#### TASK INPUT

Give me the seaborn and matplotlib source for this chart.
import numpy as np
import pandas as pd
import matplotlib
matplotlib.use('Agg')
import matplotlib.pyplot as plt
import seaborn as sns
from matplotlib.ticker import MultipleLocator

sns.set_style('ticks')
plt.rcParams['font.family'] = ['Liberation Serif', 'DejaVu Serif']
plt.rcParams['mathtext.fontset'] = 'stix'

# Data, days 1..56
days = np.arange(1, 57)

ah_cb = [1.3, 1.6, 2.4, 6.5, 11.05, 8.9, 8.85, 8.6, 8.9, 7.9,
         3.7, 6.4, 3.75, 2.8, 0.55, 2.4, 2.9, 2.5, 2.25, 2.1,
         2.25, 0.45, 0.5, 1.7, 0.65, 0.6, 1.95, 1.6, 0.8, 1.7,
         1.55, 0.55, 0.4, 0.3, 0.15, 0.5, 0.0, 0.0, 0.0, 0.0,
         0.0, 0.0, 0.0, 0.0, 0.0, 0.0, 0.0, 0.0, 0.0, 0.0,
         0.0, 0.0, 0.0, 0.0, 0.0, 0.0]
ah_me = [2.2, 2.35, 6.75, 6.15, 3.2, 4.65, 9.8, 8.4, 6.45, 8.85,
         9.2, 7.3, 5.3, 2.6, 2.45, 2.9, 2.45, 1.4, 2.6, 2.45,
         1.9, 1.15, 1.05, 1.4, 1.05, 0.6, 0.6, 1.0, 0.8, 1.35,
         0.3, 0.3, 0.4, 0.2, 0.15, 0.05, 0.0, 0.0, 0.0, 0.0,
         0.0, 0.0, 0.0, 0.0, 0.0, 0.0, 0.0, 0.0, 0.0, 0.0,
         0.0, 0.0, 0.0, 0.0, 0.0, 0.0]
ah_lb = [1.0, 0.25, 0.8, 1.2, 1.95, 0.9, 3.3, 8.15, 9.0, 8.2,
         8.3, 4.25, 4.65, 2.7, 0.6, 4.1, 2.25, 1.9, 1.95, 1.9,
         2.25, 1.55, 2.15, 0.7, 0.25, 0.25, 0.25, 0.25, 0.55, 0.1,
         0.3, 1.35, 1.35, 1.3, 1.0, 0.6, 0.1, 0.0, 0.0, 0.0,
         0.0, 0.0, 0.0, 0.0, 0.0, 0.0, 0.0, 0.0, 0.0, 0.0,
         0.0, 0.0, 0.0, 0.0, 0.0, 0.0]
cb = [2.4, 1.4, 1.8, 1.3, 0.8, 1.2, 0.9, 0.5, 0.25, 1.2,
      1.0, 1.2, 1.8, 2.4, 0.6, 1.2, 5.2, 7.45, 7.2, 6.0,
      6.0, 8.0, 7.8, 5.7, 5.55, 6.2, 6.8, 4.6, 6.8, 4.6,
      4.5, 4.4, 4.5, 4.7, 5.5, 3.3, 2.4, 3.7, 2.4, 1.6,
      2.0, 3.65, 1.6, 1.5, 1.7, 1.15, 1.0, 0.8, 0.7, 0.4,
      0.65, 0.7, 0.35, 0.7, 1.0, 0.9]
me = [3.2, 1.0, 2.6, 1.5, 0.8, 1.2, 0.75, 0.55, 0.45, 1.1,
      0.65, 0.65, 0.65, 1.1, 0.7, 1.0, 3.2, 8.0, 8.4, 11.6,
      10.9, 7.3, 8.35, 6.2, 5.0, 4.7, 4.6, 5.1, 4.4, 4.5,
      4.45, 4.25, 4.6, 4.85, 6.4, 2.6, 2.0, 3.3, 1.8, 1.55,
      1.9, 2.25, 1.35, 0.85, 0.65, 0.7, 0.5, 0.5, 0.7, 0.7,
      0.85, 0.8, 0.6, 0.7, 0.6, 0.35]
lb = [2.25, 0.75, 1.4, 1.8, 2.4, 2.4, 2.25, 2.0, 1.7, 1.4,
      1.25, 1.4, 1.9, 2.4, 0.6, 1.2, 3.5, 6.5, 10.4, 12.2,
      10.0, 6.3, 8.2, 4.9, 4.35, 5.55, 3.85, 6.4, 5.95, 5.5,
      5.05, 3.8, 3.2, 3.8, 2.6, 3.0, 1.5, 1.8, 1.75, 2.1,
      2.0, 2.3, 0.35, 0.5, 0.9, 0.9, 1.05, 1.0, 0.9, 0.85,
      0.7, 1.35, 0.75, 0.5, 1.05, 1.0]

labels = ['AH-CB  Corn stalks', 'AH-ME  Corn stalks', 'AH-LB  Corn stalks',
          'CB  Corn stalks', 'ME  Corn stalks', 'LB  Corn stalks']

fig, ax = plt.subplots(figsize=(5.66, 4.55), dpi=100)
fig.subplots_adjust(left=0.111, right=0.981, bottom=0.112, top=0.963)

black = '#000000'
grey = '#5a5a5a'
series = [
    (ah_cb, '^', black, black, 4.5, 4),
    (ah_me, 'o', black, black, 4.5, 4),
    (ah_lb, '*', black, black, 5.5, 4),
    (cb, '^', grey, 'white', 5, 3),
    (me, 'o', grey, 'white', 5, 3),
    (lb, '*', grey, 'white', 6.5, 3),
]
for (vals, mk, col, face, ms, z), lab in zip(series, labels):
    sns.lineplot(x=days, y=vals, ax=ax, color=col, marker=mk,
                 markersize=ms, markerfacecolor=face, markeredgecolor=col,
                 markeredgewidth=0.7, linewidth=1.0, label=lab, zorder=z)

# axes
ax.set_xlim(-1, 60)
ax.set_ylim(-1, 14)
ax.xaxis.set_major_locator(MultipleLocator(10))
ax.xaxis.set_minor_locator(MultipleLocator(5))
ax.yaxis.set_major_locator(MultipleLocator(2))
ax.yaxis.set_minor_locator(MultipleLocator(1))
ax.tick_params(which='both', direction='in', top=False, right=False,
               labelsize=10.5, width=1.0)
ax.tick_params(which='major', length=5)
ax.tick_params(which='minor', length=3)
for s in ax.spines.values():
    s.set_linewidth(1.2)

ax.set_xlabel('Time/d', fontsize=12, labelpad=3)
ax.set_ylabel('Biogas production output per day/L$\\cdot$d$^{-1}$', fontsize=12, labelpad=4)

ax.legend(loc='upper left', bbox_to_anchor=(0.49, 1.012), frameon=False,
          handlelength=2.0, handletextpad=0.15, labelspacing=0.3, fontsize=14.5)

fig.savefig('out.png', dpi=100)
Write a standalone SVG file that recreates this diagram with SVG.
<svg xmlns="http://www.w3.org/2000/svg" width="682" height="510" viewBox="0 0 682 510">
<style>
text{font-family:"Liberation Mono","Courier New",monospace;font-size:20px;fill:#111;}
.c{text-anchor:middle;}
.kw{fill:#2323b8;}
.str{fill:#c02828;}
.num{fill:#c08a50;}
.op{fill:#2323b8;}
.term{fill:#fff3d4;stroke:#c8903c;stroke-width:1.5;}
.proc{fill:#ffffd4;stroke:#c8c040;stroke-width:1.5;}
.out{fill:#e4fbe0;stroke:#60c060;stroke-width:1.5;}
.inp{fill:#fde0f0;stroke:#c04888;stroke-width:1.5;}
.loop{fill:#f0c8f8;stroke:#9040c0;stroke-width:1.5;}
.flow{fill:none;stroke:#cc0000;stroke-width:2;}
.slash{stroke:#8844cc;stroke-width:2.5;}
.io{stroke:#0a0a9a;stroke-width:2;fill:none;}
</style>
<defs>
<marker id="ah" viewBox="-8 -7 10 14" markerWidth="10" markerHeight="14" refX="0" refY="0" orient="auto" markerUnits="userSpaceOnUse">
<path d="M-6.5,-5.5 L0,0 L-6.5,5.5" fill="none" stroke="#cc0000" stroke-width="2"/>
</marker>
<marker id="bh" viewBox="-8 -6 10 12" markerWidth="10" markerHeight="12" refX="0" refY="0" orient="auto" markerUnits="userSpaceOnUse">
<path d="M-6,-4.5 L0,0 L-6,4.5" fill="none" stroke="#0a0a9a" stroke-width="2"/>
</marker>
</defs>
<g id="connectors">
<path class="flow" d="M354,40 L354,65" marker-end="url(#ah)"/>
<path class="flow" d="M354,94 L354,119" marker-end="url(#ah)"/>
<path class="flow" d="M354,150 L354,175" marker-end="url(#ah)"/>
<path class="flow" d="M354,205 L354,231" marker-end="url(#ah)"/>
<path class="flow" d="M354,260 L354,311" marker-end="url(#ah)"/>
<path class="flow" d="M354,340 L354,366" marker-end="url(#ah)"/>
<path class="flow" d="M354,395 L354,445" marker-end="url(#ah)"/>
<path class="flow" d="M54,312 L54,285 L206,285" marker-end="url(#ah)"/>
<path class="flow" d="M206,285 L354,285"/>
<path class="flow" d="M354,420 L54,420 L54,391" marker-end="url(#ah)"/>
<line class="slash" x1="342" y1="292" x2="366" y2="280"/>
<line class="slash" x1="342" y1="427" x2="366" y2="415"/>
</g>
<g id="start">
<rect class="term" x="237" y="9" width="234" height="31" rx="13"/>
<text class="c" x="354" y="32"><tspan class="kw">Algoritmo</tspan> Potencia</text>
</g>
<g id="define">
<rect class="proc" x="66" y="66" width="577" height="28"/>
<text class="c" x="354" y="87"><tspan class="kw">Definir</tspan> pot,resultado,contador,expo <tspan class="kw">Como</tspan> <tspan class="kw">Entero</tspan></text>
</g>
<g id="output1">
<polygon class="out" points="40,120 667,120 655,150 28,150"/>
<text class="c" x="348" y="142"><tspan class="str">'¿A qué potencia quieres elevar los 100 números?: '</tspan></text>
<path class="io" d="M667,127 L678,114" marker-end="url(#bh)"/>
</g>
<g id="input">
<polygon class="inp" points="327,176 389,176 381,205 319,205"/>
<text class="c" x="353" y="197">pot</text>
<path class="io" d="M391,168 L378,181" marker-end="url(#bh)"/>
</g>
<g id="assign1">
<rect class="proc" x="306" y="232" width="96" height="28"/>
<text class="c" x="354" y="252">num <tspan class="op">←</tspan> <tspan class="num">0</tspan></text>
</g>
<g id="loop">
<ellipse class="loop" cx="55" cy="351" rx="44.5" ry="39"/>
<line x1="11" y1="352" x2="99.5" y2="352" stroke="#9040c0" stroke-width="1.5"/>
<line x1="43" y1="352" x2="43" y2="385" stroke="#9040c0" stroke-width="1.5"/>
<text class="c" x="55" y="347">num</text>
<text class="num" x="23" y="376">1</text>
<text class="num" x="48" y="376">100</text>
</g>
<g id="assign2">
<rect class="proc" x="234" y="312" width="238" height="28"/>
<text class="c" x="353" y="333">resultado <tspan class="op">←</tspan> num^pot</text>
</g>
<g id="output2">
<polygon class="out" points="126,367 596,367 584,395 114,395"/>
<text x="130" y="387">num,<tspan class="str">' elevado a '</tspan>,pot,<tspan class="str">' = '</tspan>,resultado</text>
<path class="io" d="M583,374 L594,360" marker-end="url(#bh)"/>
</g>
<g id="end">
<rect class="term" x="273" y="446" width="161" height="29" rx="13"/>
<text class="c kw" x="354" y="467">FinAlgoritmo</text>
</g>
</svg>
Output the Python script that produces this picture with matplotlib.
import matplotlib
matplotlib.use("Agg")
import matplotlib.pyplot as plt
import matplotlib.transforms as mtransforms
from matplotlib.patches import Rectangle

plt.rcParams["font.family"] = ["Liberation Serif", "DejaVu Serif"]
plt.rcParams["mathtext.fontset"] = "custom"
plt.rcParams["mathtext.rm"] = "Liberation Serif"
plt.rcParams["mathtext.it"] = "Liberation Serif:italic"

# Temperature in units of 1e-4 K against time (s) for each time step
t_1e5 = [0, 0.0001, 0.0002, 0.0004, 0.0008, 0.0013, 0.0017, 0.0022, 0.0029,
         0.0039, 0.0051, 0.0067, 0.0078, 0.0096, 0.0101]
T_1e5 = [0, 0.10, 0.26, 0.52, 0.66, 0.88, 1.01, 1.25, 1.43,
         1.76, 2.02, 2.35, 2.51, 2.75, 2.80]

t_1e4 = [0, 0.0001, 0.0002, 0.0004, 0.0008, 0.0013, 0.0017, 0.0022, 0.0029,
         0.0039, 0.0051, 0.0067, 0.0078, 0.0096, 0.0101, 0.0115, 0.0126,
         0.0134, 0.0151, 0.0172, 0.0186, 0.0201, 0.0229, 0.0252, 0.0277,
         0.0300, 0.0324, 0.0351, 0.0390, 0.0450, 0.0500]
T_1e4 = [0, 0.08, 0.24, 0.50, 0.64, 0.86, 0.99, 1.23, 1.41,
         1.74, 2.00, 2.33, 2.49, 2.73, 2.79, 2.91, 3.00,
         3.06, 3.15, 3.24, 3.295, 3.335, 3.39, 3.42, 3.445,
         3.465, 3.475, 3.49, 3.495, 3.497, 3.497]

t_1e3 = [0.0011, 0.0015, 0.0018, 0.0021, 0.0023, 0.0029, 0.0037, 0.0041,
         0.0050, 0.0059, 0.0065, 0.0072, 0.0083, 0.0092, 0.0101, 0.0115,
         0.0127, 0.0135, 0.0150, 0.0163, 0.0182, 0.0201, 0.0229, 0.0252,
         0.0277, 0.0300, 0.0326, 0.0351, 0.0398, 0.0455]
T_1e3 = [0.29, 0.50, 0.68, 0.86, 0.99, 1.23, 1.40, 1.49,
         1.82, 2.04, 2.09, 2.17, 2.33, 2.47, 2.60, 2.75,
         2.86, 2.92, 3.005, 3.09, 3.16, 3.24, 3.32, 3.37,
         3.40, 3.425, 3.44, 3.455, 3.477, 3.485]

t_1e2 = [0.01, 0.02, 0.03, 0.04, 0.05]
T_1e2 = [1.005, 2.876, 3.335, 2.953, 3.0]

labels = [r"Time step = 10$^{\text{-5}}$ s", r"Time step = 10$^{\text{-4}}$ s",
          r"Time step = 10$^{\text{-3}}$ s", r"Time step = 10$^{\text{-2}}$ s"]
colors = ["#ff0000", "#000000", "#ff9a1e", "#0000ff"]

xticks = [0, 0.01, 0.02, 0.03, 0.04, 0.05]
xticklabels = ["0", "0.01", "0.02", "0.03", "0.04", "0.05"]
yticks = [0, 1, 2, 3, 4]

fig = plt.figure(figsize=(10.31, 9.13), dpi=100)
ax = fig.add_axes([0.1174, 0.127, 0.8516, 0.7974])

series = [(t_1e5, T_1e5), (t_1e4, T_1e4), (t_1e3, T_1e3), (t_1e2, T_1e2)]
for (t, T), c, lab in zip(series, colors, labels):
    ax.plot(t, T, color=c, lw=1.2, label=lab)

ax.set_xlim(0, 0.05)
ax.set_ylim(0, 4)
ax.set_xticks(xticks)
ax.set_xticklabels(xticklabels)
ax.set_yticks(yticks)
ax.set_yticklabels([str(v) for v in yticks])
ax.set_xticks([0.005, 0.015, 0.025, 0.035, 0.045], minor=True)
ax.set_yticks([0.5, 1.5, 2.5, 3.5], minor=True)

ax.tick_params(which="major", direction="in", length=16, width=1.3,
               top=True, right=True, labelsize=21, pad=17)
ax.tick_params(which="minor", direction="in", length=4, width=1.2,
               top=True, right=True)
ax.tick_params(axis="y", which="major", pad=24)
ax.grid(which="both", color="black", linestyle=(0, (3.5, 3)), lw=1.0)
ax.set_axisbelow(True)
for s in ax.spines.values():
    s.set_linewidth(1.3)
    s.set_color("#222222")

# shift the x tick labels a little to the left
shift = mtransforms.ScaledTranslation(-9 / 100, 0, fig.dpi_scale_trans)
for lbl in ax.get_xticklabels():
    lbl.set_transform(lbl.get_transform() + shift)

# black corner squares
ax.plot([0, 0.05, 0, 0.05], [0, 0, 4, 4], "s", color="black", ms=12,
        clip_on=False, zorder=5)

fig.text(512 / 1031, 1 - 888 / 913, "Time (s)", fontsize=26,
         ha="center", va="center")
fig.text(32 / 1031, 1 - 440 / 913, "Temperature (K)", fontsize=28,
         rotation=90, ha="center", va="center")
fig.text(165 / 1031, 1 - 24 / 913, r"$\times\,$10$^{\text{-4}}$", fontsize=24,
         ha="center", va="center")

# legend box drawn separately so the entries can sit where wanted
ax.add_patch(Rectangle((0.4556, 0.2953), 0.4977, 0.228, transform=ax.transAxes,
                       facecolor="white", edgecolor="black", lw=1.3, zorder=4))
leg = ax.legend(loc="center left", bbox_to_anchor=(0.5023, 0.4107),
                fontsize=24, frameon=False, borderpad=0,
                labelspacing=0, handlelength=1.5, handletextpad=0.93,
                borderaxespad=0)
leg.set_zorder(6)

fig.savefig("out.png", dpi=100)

########

- _WHAT IS BEING ASKED_: Repeat the span of lines that opens with the line holding "Output the Python" and closes with the line holding "T_1e2 = [1.005, 2.876, 3.335, 2.953, 3.0]", exactly as it stands.

- _EXERCISE SOLUTION_:
Output the Python script that produces this picture with matplotlib.
import matplotlib
matplotlib.use("Agg")
import matplotlib.pyplot as plt
import matplotlib.transforms as mtransforms
from matplotlib.patches import Rectangle

plt.rcParams["font.family"] = ["Liberation Serif", "DejaVu Serif"]
plt.rcParams["mathtext.fontset"] = "custom"
plt.rcParams["mathtext.rm"] = "Liberation Serif"
plt.rcParams["mathtext.it"] = "Liberation Serif:italic"

# Temperature in units of 1e-4 K against time (s) for each time step
t_1e5 = [0, 0.0001, 0.0002, 0.0004, 0.0008, 0.0013, 0.0017, 0.0022, 0.0029,
         0.0039, 0.0051, 0.0067, 0.0078, 0.0096, 0.0101]
T_1e5 = [0, 0.10, 0.26, 0.52, 0.66, 0.88, 1.01, 1.25, 1.43,
         1.76, 2.02, 2.35, 2.51, 2.75, 2.80]

t_1e4 = [0, 0.0001, 0.0002, 0.0004, 0.0008, 0.0013, 0.0017, 0.0022, 0.0029,
         0.0039, 0.0051, 0.0067, 0.0078, 0.0096, 0.0101, 0.0115, 0.0126,
         0.0134, 0.0151, 0.0172, 0.0186, 0.0201, 0.0229, 0.0252, 0.0277,
         0.0300, 0.0324, 0.0351, 0.0390, 0.0450, 0.0500]
T_1e4 = [0, 0.08, 0.24, 0.50, 0.64, 0.86, 0.99, 1.23, 1.41,
         1.74, 2.00, 2.33, 2.49, 2.73, 2.79, 2.91, 3.00,
         3.06, 3.15, 3.24, 3.295, 3.335, 3.39, 3.42, 3.445,
         3.465, 3.475, 3.49, 3.495, 3.497, 3.497]

t_1e3 = [0.0011, 0.0015, 0.0018, 0.0021, 0.0023, 0.0029, 0.0037, 0.0041,
         0.0050, 0.0059, 0.0065, 0.0072, 0.0083, 0.0092, 0.0101, 0.0115,
         0.0127, 0.0135, 0.0150, 0.0163, 0.0182, 0.0201, 0.0229, 0.0252,
         0.0277, 0.0300, 0.0326, 0.0351, 0.0398, 0.0455]
T_1e3 = [0.29, 0.50, 0.68, 0.86, 0.99, 1.23, 1.40, 1.49,
         1.82, 2.04, 2.09, 2.17, 2.33, 2.47, 2.60, 2.75,
         2.86, 2.92, 3.005, 3.09, 3.16, 3.24, 3.32, 3.37,
         3.40, 3.425, 3.44, 3.455, 3.477, 3.485]

t_1e2 = [0.01, 0.02, 0.03, 0.04, 0.05]
T_1e2 = [1.005, 2.876, 3.335, 2.953, 3.0]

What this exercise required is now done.